**Records for this exercise:**

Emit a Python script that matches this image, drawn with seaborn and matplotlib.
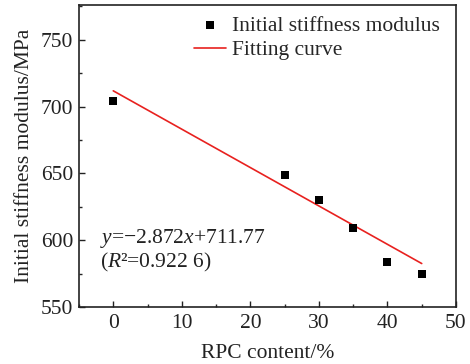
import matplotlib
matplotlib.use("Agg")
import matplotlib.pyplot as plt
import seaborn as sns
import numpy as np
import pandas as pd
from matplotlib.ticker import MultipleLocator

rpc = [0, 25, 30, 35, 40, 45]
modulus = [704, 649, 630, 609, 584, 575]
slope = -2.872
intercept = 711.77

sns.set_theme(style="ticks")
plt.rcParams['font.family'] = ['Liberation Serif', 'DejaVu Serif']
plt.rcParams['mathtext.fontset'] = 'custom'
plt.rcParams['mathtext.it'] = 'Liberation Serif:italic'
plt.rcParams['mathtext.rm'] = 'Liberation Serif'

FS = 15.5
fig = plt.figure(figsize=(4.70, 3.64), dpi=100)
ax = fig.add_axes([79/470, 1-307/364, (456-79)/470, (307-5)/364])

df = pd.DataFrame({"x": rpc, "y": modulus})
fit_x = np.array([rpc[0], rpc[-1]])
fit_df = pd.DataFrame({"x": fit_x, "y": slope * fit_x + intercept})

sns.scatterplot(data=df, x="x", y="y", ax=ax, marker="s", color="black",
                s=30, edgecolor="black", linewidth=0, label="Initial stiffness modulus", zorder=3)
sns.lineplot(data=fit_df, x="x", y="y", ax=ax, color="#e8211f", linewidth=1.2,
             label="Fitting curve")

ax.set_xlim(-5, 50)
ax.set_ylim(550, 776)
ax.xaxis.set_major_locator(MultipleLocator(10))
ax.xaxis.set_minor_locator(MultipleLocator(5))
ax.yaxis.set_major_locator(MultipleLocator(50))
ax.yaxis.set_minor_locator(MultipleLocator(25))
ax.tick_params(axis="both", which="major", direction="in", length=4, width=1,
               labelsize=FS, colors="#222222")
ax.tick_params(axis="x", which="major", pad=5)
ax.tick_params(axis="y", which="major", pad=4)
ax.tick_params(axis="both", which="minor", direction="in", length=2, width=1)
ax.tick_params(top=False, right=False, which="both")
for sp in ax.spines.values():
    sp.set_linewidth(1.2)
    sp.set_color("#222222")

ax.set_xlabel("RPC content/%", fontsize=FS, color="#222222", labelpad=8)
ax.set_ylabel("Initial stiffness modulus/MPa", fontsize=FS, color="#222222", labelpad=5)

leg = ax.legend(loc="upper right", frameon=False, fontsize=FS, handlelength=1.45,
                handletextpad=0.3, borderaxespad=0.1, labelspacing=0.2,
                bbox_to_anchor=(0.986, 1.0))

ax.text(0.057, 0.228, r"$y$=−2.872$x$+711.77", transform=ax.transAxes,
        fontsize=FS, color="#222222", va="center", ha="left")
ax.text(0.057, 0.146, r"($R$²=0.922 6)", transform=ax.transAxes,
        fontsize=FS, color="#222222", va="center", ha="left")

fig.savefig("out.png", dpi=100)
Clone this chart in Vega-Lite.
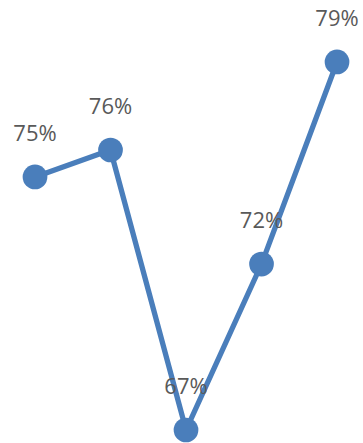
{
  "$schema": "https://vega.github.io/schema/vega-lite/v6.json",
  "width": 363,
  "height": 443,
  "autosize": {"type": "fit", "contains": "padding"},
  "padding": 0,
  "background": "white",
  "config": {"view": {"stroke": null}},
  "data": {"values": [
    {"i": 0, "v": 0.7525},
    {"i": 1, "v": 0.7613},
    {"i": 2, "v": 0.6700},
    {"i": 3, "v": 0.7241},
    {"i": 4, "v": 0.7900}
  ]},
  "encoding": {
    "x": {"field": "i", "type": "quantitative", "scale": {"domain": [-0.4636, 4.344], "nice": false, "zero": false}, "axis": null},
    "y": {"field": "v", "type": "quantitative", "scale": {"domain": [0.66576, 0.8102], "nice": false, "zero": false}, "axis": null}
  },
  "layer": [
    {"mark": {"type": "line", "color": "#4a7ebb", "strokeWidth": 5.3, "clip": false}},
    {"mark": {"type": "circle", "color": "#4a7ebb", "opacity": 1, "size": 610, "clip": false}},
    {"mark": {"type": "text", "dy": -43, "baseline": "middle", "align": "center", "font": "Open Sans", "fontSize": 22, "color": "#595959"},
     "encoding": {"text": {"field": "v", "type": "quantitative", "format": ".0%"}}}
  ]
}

**The problem:** Output every entry exactly as given; pictures are not part of the copy.

**Written answer:**
Emit a Python script that matches this image, drawn with seaborn and matplotlib.
import matplotlib
matplotlib.use("Agg")
import matplotlib.pyplot as plt
import seaborn as sns
import numpy as np
import pandas as pd
from matplotlib.ticker import MultipleLocator

rpc = [0, 25, 30, 35, 40, 45]
modulus = [704, 649, 630, 609, 584, 575]
slope = -2.872
intercept = 711.77

sns.set_theme(style="ticks")
plt.rcParams['font.family'] = ['Liberation Serif', 'DejaVu Serif']
plt.rcParams['mathtext.fontset'] = 'custom'
plt.rcParams['mathtext.it'] = 'Liberation Serif:italic'
plt.rcParams['mathtext.rm'] = 'Liberation Serif'

FS = 15.5
fig = plt.figure(figsize=(4.70, 3.64), dpi=100)
ax = fig.add_axes([79/470, 1-307/364, (456-79)/470, (307-5)/364])

df = pd.DataFrame({"x": rpc, "y": modulus})
fit_x = np.array([rpc[0], rpc[-1]])
fit_df = pd.DataFrame({"x": fit_x, "y": slope * fit_x + intercept})

sns.scatterplot(data=df, x="x", y="y", ax=ax, marker="s", color="black",
                s=30, edgecolor="black", linewidth=0, label="Initial stiffness modulus", zorder=3)
sns.lineplot(data=fit_df, x="x", y="y", ax=ax, color="#e8211f", linewidth=1.2,
             label="Fitting curve")

ax.set_xlim(-5, 50)
ax.set_ylim(550, 776)
ax.xaxis.set_major_locator(MultipleLocator(10))
ax.xaxis.set_minor_locator(MultipleLocator(5))
ax.yaxis.set_major_locator(MultipleLocator(50))
ax.yaxis.set_minor_locator(MultipleLocator(25))
ax.tick_params(axis="both", which="major", direction="in", length=4, width=1,
               labelsize=FS, colors="#222222")
ax.tick_params(axis="x", which="major", pad=5)
ax.tick_params(axis="y", which="major", pad=4)
ax.tick_params(axis="both", which="minor", direction="in", length=2, width=1)
ax.tick_params(top=False, right=False, which="both")
for sp in ax.spines.values():
    sp.set_linewidth(1.2)
    sp.set_color("#222222")

ax.set_xlabel("RPC content/%", fontsize=FS, color="#222222", labelpad=8)
ax.set_ylabel("Initial stiffness modulus/MPa", fontsize=FS, color="#222222", labelpad=5)

leg = ax.legend(loc="upper right", frameon=False, fontsize=FS, handlelength=1.45,
                handletextpad=0.3, borderaxespad=0.1, labelspacing=0.2,
                bbox_to_anchor=(0.986, 1.0))

ax.text(0.057, 0.228, r"$y$=−2.872$x$+711.77", transform=ax.transAxes,
        fontsize=FS, color="#222222", va="center", ha="left")
ax.text(0.057, 0.146, r"($R$²=0.922 6)", transform=ax.transAxes,
        fontsize=FS, color="#222222", va="center", ha="left")

fig.savefig("out.png", dpi=100)
Clone this chart in Vega-Lite.
{
  "$schema": "https://vega.github.io/schema/vega-lite/v6.json",
  "width": 363,
  "height": 443,
  "autosize": {"type": "fit", "contains": "padding"},
  "padding": 0,
  "background": "white",
  "config": {"view": {"stroke": null}},
  "data": {"values": [
    {"i": 0, "v": 0.7525},
    {"i": 1, "v": 0.7613},
    {"i": 2, "v": 0.6700},
    {"i": 3, "v": 0.7241},
    {"i": 4, "v": 0.7900}
  ]},
  "encoding": {
    "x": {"field": "i", "type": "quantitative", "scale": {"domain": [-0.4636, 4.344], "nice": false, "zero": false}, "axis": null},
    "y": {"field": "v", "type": "quantitative", "scale": {"domain": [0.66576, 0.8102], "nice": false, "zero": false}, "axis": null}
  },
  "layer": [
    {"mark": {"type": "line", "color": "#4a7ebb", "strokeWidth": 5.3, "clip": false}},
    {"mark": {"type": "circle", "color": "#4a7ebb", "opacity": 1, "size": 610, "clip": false}},
    {"mark": {"type": "text", "dy": -43, "baseline": "middle", "align": "center", "font": "Open Sans", "fontSize": 22, "color": "#595959"},
     "encoding": {"text": {"field": "v", "type": "quantitative", "format": ".0%"}}}
  ]
}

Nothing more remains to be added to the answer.